On the whole, The Vesuvius Club is a fun read. Very fun. Gatiss knows his Victorian and Edwardian London – please excuse the cliche – like the back of his hand. He firmly cements us in his world, its elegance and its seediness, its host of refined and coarse residents. He pours on the details without bogging down the narrative, and we’re left with vivid mental pictures of a time and a place that’s so far removed from ours but ends up feeling very real. Gatiss peoples his novel with a variety of quirky characters, and he gives them distinct personalities and names that make you think of Dickens: Lucifer Box, Charlie Jackpot, Bella Pok, Jocelyn Poop, Christopher Miracle, Emmanuel Quibble, etc.
Mark Gatiss is known as an author of Dr. Who novels, and he also writes for the new Dr. Who series and in fact wrote “The Unquiet Dead,” the episode involving Charles Dickens and zombies for the new series’ first season. One can certainly see his love of Victorian England (in the novel’s case, Edwardian England) in the way he establishes both the setting and the characters’ personalities. In the first half of the book, with the events taking place in London, the story is at its most interesting. Though a comedy and definitely a satire of spy/assassin/detective fiction, the novel still impresses us with a fairly complex plot and a quick pace, with the story being told from Lucifer Box’s point of view.

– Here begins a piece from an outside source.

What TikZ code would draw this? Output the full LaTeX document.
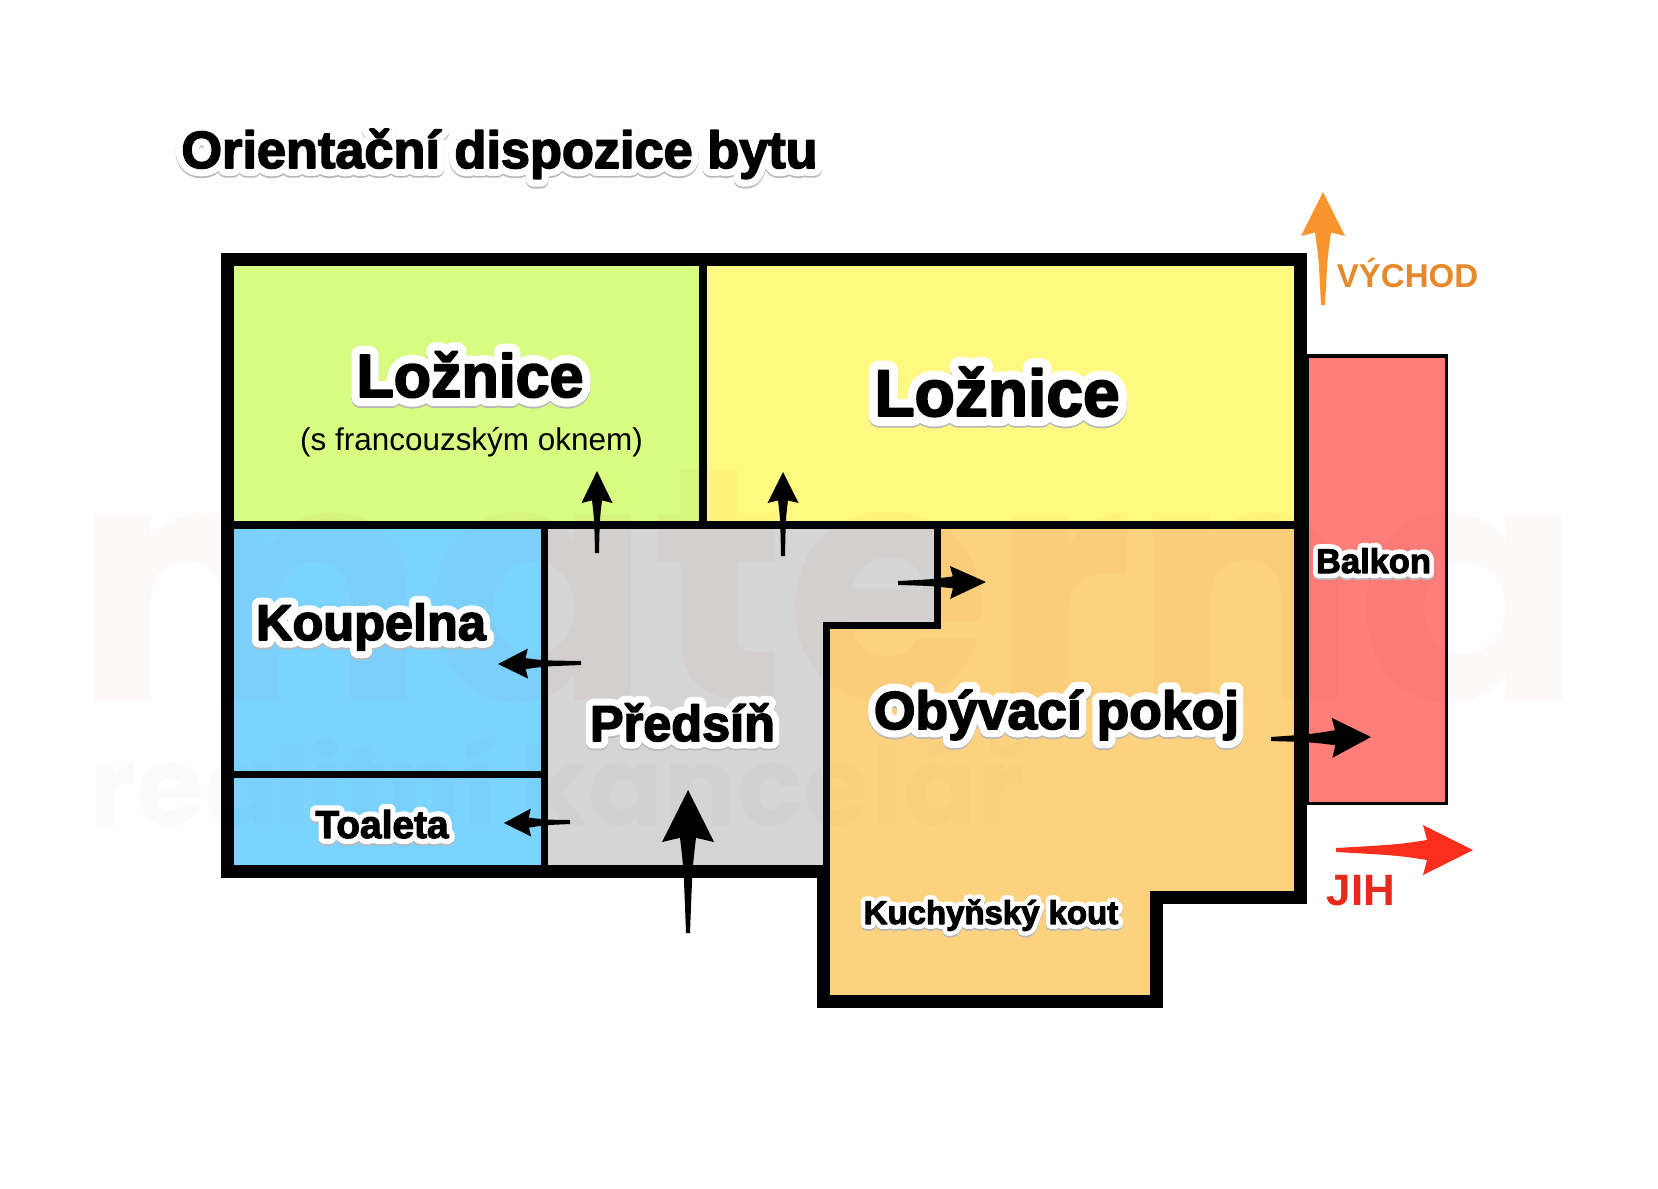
\documentclass[tikz,border=0pt]{standalone}
\usepackage{fontspec}
\usepackage{xcolor}
\usetikzlibrary{calc}

\setmainfont{Liberation Sans}
\newfontfamily\labelfont{Liberation Sans Bold}
\newfontfamily\markfont{Poppins}

\definecolor{bedgreen}{HTML}{D8FB82}
\definecolor{bedyellow}{HTML}{FFF981}
\definecolor{bathblue}{HTML}{7BD4FF}
\definecolor{hallgray}{HTML}{D5D5D5}
\definecolor{livingorange}{HTML}{FDD27E}
\definecolor{balconyred}{HTML}{FF7E7A}
\definecolor{eastorange}{HTML}{F9952F}
\definecolor{southred}{HTML}{FB2E1D}
\definecolor{markred}{HTML}{C80000}

\newlength{\px}
\setlength{\px}{0.2mm}

\makeatletter
\newcommand{\outlineon}[2]{\special{pdf:code 2 Tr #1 RG #1 rg \strip@pt\dimexpr#2em\relax\space w 1 j 1 J}}
\makeatother
\newcommand{\outlineoff}{\special{pdf:code 0 Tr 0 0 0 RG 0 0 0 rg 1 w 0 j 0 J}}
\newcommand{\halotxt}[1]{%
	\leavevmode\labelfont
	\rlap{\raisebox{-1.8\px}{\outlineon{0.72 0.72 0.72}{0.3}#1\outlineoff}}%
	\rlap{\outlineon{1 1 1}{0.3}#1\outlineoff}%
	\outlineon{0 0 0}{0.03}#1\outlineoff}

% tail, tip, head length, head half width, neck half width
\newcommand{\taperarrow}[6][black]{%
	\fill[#1]
	($(#2)!2\px!90:(#3)$)
	.. controls ($(#3)!#4*1.5*\px!(#2)!#6*0.55*\px!90:(#3)$) .. ($(#3)!#4*0.92*\px!(#2)!#6*\px!90:(#3)$)
	-- ($(#3)!#4*\px!(#2)!#5*\px!90:(#3)$)
	-- (#3)
	-- ($(#3)!#4*\px!(#2)!#5*\px!-90:(#3)$)
	-- ($(#3)!#4*0.92*\px!(#2)!#6*\px!-90:(#3)$)
	.. controls ($(#3)!#4*1.5*\px!(#2)!#6*0.55*\px!-90:(#3)$) .. ($(#2)!2\px!-90:(#3)$)
	-- cycle;}

\begin{document}
\begin{tikzpicture}[x=0.2mm, y=-0.2mm, fs/.style={font=\fontsize{#1}{#1}\selectfont}]
	\tikzstyle{room} = [anchor=base, inner sep=0pt]
	\tikzstyle{wall} = [draw=black, line width=13*\px, line join=miter]
	\tikzstyle{thinwall} = [draw=black, line width=7.5*\px, line join=miter]

	\useasboundingbox (0,0) rectangle (1658,1188);

	% rooms
	\fill[bedgreen] (234,266) rectangle (699,521);
	\fill[bedyellow] (707,266) rectangle (1294,521);
	\fill[bathblue] (234,529) rectangle (541,865);
	\fill[hallgray] (548,529) -- (934,529) -- (934,622) -- (823,622) -- (823,865) -- (548,865) -- cycle;
	\fill[livingorange] (941,529) -- (1294,529) -- (1294,891) -- (1150,891) -- (1150,995) -- (830,995) -- (830,629) -- (941,629) -- cycle;
	\draw[fill=balconyred, line width=3.5*\px] (1307,356) rectangle (1446.5,803.5);

	\node[anchor=base west, inner sep=0pt, text=markred, text opacity=0.022, fs=189] (mark) at (74,700) {\markfont\bfseries materna};
	\node[anchor=base west, inner sep=0pt, text=black, text opacity=0.016, fs=62.5] (office) at (89,825) {\markfont\bfseries realitní kancelář};

	% walls
	\path[wall] (227.5,259.5) -- (1300.5,259.5) -- (1300.5,897) -- (1156.5,897) -- (1156.5,1001)
		-- (823.5,1001) -- (823.5,871) -- (227.5,871) -- cycle;
	\path[thinwall] (703,266) -- (703,525);
	\path[thinwall] (234,525) -- (1294,525);
	\path[thinwall] (544.5,529) -- (544.5,865);
	\path[thinwall] (234,774.5) -- (541,774.5);
	\path[thinwall] (937.5,529) -- (937.5,625.5) -- (826.5,625.5) -- (826.5,871);

	% arrows
	\coordinate (bedAtail) at (597,553);
	\coordinate (bedAtip) at (597,471);
	\coordinate (bedBtail) at (783,556);
	\coordinate (bedBtip) at (783,472);
	\coordinate (livtail) at (898,583);
	\coordinate (livtip) at (986,582);
	\coordinate (bathtail) at (581,663);
	\coordinate (bathtip) at (498,664);
	\coordinate (wctail) at (570,822);
	\coordinate (wctip) at (504,823);
	\coordinate (doortail) at (688,933);
	\coordinate (doortip) at (688,790);
	\coordinate (baltail) at (1271,739);
	\coordinate (baltip) at (1371,737);
	\coordinate (easttail) at (1323,305);
	\coordinate (easttip) at (1323,192);
	\coordinate (southtail) at (1336,850);
	\coordinate (southtip) at (1473,850);

	\taperarrow{bedAtail}{bedAtip}{32}{15.5}{5}
	\taperarrow{bedBtail}{bedBtip}{31}{15.5}{5}
	\taperarrow{livtail}{livtip}{36}{16.5}{6}
	\taperarrow{bathtail}{bathtip}{30}{15}{5.5}
	\taperarrow{wctail}{wctip}{27}{14}{5}
	\taperarrow{doortail}{doortip}{52}{26}{8}
	\taperarrow{baltail}{baltip}{39}{20}{7.5}
	\taperarrow[eastorange]{easttail}{easttip}{44}{22}{8}
	\taperarrow[southred]{southtail}{southtip}{50}{25}{10}

	% labels
	\node[room, fs=29.75] (title) at (499.5,168) {\halotxt{Orientační dispozice bytu}};
	\node[room, fs=34.7] (bedA) at (470,397) {\halotxt{Ložnice}};
	\node[room, fs=17.9] (bedAnote) at (471.5,450) {(s francouzským oknem)};
	\node[room, fs=37.5] (bedB) at (997,416) {\halotxt{Ložnice}};
	\node[room, fs=28.7] (bath) at (371,640) {\halotxt{Koupelna}};
	\node[room, fs=22.1] (wc) at (382,838) {\halotxt{Toaleta}};
	\node[room, fs=28.7] (hall) at (682.5,741) {\halotxt{Předsíň}};
	\node[room, fs=30.4] (living) at (1056.5,729) {\halotxt{Obývací pokoj}};
	\node[room, fs=18.75] (kitchen) at (991,924) {\halotxt{Kuchyňský kout}};
	\node[room, fs=19.6] (balcony) at (1373.5,573) {\halotxt{Balkon}};
	\node[room, fs=18.8, text=eastorange!92!black] (east) at (1407.5,287) {\bfseries VÝCHOD};
	\node[room, fs=25, text=southred!92!black] (south) at (1361,905) {\bfseries JIH};
\end{tikzpicture}
\end{document}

It’s when the novel’s action moves to Italy that things go down. It’s an odd switch – not in terms of location, no, but in terms of focus. In the first half of the novel, we’re treated to a funny and engaging Sherlock Holmes-style plot; in the second half of the novel, however, things unaccountably turn sci-fi, and what could have been a more solid climax and denoument becomes a study in absurd plot twists involving Mt. Vesuvius, a cult (which made me scratch my head a few times), and the mastermind (and master plot) behind the scientists’ deaths. In brief, there’s such an incongruence in the story elements between the first and the second half of the novel, and what starts out as a very promising Holmes-meets-Austin-Powers plot unravels into a rather weak and silly end.
As for Charlie Jackpot? He’s not introduced till the second half of the novel, which I feel is far too late for him to be as significant a character as the book’s description implies. Yes, he does become Box’s right-hand man, but at that point in the story, his participation brings with it a certain forced feeling into the mix. Lucifer Box, as the protagonist, is witty, self-centered, narcissistic, and an insufferable cad. He’s given so many great lines of the laugh-out-loud variety, but I don’t feel as attached to him as I’d like to be. For all his attractive roguish qualities, the man’s a bastard, and he even takes pleasure in hurting Charlie in one scene or telling some poor, unattractive rent boy that he’s butt-ugly, point blank.
There are a few subplots that also don’t feel satisfactorily tied up. Mrs. Knight’s disappearance and the murder of Abigail, for instance, though largely explained, still leaves holes insofar as justice being brought to the true criminal is concerned. There are also a few involving Bella Pok, which makes me wonder if Gatiss simply bit off more than he could chew in putting his mystery together.
The Vesuvius Club is the first of a trilogy involving Lucifer Box. This book has also been turned into a graphic novel, which I’m really interested in reading though I understand that it’s a distilled version of the original.